## Data for this exercise
===============
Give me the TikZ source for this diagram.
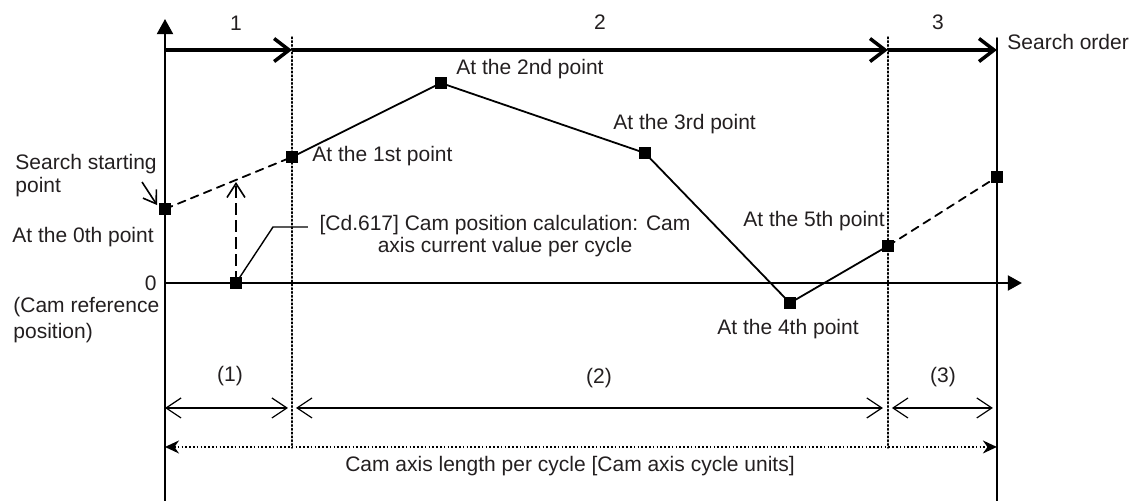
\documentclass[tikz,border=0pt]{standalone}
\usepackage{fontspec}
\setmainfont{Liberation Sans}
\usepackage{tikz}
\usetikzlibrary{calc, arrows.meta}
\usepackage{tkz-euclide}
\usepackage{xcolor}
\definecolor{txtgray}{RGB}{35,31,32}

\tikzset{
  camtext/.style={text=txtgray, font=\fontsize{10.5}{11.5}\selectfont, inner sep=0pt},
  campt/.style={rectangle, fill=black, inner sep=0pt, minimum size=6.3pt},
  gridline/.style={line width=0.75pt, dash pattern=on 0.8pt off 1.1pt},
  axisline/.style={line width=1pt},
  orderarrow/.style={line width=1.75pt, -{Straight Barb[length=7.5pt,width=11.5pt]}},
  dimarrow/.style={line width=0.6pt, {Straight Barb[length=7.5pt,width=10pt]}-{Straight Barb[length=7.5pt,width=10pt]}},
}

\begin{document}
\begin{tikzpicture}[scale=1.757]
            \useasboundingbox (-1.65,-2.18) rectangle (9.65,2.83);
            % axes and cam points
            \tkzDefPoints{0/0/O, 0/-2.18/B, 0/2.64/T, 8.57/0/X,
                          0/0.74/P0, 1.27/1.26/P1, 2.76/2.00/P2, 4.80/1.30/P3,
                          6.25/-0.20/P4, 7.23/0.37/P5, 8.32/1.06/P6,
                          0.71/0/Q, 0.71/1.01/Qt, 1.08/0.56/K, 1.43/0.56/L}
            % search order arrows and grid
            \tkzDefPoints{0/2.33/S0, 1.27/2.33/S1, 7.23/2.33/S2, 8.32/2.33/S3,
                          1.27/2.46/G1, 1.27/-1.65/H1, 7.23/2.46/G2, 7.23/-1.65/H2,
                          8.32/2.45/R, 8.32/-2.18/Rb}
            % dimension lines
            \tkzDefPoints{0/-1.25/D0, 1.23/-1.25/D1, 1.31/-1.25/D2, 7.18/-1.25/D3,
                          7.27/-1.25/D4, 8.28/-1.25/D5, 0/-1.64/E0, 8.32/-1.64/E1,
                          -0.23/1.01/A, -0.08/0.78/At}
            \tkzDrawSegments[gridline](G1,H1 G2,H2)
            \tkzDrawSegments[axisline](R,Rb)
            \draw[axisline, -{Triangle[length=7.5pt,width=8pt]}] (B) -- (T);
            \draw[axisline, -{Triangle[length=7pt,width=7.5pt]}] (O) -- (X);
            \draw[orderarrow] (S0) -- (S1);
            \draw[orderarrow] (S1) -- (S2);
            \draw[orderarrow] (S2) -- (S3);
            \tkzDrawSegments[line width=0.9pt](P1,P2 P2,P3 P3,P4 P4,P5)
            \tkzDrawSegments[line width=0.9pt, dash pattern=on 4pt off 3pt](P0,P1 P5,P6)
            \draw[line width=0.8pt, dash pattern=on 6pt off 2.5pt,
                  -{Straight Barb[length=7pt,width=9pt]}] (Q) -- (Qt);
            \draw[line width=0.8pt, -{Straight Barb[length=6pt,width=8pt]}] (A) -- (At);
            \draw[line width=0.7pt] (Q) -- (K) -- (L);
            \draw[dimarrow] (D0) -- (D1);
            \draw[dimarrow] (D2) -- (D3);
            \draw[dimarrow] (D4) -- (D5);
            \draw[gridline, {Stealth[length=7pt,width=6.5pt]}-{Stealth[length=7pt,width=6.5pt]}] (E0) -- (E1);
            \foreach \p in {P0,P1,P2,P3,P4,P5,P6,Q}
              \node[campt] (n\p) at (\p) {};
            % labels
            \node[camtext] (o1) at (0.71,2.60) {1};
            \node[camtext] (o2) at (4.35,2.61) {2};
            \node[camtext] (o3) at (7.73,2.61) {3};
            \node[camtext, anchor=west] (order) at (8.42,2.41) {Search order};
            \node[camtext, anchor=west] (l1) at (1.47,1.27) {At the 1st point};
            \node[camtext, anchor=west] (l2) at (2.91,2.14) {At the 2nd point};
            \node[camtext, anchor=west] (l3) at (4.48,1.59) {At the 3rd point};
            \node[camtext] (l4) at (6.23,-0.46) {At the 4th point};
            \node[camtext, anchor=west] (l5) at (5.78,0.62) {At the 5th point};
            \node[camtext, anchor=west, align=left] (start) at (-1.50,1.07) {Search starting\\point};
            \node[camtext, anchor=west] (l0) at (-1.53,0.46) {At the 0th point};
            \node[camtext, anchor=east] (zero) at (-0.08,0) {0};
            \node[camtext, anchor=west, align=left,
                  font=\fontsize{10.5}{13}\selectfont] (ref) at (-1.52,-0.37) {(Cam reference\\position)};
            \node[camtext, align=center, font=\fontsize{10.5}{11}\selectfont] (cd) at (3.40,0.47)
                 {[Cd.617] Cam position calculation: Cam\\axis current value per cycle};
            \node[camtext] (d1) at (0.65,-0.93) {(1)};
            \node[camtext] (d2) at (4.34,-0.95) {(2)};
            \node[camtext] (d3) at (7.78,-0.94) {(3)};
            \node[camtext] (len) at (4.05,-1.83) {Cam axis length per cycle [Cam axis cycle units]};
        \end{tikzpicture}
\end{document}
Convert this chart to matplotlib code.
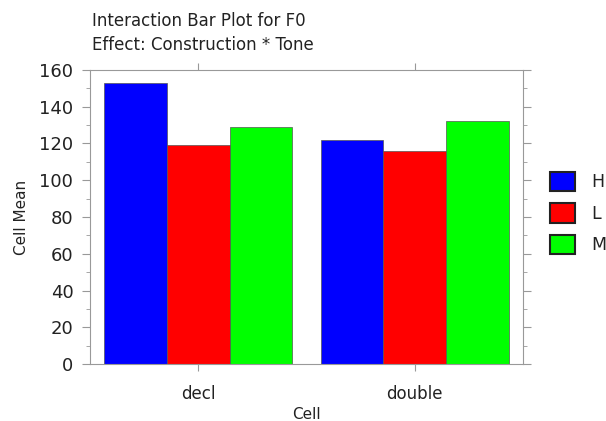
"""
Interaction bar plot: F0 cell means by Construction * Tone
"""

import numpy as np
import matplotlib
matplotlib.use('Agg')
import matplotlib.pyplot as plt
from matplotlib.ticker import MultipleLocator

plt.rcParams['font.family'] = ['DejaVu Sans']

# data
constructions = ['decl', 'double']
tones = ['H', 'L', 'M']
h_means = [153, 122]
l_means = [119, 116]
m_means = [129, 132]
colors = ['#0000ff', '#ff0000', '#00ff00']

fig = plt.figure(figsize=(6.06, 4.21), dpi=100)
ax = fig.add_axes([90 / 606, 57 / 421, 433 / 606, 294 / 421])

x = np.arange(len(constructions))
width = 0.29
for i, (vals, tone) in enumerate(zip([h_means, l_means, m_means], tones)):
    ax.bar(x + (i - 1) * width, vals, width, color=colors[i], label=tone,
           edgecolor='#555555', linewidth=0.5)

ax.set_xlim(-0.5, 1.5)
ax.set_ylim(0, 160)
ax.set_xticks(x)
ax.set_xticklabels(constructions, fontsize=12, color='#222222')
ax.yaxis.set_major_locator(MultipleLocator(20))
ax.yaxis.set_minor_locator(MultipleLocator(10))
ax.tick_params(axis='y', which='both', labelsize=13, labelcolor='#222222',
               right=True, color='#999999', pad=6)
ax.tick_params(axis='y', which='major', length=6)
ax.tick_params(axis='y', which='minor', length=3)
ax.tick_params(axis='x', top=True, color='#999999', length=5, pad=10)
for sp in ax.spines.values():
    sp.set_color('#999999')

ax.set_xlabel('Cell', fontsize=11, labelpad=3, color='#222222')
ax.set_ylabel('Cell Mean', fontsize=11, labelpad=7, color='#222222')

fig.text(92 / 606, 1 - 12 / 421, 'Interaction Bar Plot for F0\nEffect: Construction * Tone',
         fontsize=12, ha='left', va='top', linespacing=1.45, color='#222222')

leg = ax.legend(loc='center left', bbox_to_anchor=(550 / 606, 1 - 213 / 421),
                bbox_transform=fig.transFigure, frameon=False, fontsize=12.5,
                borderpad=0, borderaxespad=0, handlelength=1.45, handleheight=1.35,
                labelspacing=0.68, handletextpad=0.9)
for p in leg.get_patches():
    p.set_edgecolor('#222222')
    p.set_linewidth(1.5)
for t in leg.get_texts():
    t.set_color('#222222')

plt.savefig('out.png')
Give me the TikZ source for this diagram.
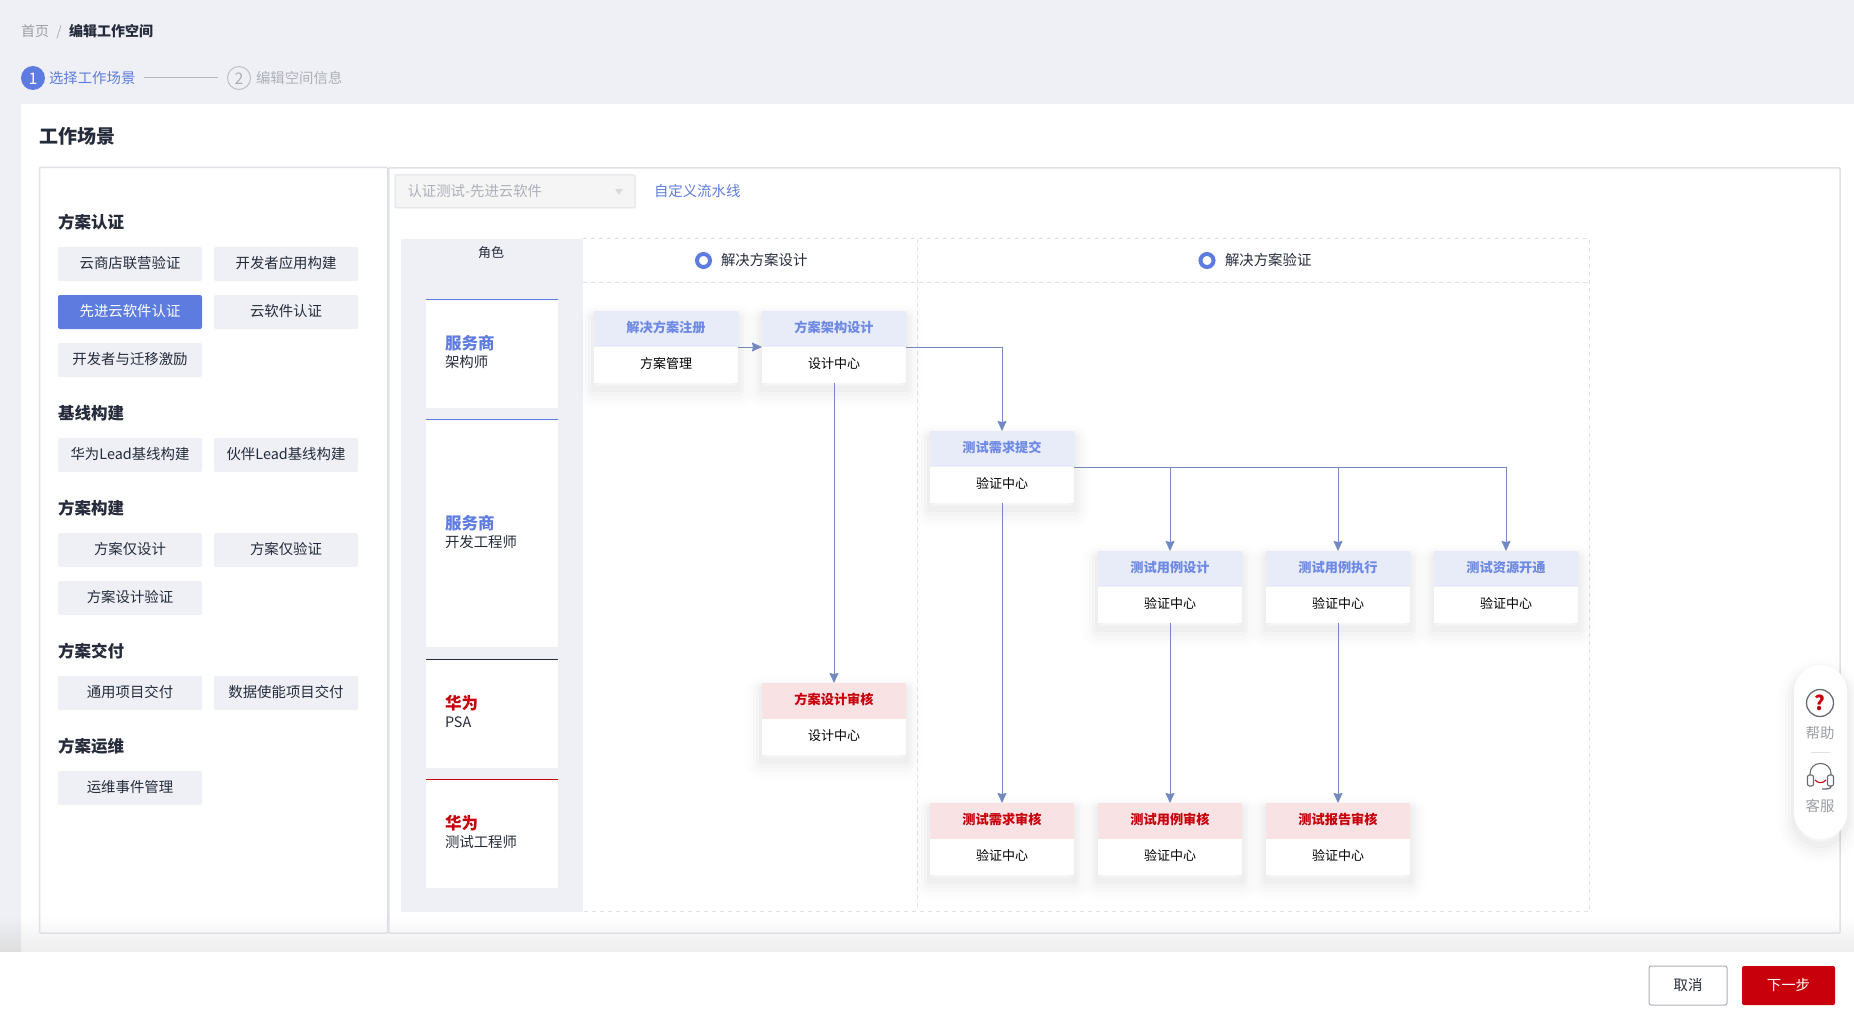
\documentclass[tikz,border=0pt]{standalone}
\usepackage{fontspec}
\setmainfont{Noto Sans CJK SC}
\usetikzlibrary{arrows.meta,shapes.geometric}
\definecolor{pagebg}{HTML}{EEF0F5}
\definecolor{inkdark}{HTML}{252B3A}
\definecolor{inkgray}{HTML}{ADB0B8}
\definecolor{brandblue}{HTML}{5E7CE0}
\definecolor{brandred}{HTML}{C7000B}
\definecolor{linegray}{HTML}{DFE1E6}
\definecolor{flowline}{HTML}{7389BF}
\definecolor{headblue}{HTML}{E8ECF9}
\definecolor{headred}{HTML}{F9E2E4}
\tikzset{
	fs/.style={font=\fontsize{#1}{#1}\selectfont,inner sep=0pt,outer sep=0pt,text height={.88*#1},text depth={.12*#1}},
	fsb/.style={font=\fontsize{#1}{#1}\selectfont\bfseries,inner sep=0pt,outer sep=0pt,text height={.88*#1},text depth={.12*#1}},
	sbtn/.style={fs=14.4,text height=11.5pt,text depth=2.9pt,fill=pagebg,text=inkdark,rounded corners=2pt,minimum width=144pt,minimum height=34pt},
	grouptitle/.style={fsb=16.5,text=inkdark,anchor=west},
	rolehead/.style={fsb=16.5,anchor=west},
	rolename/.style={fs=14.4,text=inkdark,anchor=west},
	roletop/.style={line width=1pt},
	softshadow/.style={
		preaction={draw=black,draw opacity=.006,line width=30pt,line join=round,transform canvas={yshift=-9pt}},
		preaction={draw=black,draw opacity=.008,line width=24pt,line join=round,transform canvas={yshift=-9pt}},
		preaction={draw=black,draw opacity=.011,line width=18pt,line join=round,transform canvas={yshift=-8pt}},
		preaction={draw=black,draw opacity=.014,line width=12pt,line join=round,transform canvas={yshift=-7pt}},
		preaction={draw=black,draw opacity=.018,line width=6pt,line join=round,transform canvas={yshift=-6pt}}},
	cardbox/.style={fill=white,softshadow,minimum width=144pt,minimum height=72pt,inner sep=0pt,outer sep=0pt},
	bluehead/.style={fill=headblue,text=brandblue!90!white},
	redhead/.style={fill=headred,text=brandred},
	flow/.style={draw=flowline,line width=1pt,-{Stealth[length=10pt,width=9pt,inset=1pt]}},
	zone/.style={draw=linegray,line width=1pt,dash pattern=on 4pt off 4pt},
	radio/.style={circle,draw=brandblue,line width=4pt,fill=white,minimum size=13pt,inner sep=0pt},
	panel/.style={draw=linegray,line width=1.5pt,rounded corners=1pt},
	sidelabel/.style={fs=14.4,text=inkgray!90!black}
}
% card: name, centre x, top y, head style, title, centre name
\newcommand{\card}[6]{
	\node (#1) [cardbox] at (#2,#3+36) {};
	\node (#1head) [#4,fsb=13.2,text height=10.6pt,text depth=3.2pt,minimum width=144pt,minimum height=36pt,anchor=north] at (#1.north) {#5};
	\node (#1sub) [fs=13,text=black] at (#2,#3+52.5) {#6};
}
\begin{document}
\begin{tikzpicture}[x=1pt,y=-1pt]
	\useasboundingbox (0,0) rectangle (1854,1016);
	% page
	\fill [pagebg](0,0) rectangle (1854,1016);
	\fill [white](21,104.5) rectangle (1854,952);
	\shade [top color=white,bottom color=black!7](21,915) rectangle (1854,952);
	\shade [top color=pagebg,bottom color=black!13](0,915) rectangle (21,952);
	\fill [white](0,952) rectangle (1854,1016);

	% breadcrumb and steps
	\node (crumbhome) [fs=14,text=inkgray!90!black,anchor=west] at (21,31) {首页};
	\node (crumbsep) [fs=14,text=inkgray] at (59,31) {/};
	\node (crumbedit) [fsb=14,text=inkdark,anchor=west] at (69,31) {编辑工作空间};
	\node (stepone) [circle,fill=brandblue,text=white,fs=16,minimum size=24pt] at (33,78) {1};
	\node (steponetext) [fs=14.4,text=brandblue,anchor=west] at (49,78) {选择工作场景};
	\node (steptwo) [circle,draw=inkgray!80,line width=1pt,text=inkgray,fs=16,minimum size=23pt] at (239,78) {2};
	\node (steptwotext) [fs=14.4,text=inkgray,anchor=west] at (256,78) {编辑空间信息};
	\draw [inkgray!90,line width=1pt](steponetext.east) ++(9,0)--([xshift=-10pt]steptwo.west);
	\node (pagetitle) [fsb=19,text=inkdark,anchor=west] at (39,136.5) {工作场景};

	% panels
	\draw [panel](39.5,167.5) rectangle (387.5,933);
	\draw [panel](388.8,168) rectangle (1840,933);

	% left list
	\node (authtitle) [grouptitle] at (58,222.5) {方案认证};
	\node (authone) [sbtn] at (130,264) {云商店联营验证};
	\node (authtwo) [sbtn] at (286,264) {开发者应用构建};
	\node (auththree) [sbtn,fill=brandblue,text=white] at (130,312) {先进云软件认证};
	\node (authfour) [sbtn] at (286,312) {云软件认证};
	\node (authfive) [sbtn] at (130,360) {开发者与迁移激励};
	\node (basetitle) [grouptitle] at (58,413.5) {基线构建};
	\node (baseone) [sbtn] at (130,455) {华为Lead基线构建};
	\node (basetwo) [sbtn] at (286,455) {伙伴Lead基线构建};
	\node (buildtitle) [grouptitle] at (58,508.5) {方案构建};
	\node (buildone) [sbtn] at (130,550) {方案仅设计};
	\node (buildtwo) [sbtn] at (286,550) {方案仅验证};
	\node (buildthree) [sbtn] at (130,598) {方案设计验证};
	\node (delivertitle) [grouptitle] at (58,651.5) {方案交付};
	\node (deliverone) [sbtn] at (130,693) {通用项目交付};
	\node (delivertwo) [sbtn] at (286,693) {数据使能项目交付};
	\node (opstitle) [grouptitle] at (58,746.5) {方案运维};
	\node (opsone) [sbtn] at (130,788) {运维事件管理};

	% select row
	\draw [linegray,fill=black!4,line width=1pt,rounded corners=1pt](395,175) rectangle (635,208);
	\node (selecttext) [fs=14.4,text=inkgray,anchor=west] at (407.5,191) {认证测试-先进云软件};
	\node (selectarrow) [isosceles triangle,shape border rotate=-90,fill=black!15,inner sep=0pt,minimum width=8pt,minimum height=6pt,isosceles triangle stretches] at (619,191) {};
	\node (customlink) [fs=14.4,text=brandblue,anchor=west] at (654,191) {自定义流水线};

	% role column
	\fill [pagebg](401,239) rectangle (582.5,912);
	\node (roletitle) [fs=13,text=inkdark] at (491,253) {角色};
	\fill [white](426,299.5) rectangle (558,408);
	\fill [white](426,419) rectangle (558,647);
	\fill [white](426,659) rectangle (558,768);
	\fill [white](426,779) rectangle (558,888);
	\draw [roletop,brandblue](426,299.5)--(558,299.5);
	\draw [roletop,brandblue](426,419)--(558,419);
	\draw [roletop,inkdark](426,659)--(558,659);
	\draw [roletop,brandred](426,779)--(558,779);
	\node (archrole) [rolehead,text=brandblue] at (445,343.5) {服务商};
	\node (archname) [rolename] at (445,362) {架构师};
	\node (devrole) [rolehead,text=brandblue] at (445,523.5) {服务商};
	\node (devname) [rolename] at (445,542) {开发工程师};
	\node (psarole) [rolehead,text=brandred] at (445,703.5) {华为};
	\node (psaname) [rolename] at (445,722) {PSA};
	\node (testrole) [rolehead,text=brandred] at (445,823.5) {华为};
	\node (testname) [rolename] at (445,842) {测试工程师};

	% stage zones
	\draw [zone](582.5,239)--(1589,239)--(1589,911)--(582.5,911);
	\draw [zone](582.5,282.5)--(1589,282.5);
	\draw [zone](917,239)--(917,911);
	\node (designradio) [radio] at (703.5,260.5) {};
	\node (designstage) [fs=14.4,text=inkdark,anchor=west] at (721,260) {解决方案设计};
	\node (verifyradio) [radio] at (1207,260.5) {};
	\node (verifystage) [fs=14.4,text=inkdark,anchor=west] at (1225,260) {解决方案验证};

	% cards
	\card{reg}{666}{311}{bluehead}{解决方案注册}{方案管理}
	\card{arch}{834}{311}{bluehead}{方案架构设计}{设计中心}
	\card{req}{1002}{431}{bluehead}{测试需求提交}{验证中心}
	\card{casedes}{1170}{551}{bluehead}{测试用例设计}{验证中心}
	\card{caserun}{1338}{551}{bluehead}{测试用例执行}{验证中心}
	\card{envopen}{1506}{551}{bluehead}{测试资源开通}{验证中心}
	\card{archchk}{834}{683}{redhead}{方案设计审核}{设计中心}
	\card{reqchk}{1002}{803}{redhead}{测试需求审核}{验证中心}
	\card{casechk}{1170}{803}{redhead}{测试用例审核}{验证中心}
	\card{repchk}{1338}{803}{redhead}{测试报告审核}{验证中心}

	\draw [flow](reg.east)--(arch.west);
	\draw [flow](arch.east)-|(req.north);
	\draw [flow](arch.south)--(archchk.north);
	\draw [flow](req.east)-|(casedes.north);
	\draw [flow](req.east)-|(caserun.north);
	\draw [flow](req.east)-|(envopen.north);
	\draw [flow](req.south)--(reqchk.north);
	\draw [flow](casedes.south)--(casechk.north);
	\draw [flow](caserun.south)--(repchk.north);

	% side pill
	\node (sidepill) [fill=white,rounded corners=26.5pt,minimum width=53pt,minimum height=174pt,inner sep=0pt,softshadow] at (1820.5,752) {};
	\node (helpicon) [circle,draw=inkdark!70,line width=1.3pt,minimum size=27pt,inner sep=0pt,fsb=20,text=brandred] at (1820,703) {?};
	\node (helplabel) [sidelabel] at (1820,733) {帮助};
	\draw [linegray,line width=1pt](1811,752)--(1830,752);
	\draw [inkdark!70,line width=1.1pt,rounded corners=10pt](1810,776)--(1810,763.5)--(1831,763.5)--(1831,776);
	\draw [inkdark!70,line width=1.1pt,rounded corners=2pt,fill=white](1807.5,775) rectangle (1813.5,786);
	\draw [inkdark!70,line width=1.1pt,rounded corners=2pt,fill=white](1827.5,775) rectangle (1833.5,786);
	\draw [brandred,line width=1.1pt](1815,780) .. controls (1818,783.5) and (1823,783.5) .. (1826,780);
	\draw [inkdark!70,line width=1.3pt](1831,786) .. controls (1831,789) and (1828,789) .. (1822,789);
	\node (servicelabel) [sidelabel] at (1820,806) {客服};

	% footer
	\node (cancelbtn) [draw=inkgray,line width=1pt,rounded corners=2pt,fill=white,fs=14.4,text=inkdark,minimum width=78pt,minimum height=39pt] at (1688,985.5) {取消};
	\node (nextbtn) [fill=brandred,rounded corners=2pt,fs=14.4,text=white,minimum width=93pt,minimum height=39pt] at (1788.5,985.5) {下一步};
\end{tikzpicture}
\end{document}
===============
## Requirements
Quote the data above exactly from the line with "Convert this chart to matplotlib code." to the line with "edgecolor='#555555', linewidth=0.5)", both ends counted, and nothing else. Pictures don't go in.

## The completed task
Convert this chart to matplotlib code.
"""
Interaction bar plot: F0 cell means by Construction * Tone
"""

import numpy as np
import matplotlib
matplotlib.use('Agg')
import matplotlib.pyplot as plt
from matplotlib.ticker import MultipleLocator

plt.rcParams['font.family'] = ['DejaVu Sans']

# data
constructions = ['decl', 'double']
tones = ['H', 'L', 'M']
h_means = [153, 122]
l_means = [119, 116]
m_means = [129, 132]
colors = ['#0000ff', '#ff0000', '#00ff00']

fig = plt.figure(figsize=(6.06, 4.21), dpi=100)
ax = fig.add_axes([90 / 606, 57 / 421, 433 / 606, 294 / 421])

x = np.arange(len(constructions))
width = 0.29
for i, (vals, tone) in enumerate(zip([h_means, l_means, m_means], tones)):
    ax.bar(x + (i - 1) * width, vals, width, color=colors[i], label=tone,
           edgecolor='#555555', linewidth=0.5)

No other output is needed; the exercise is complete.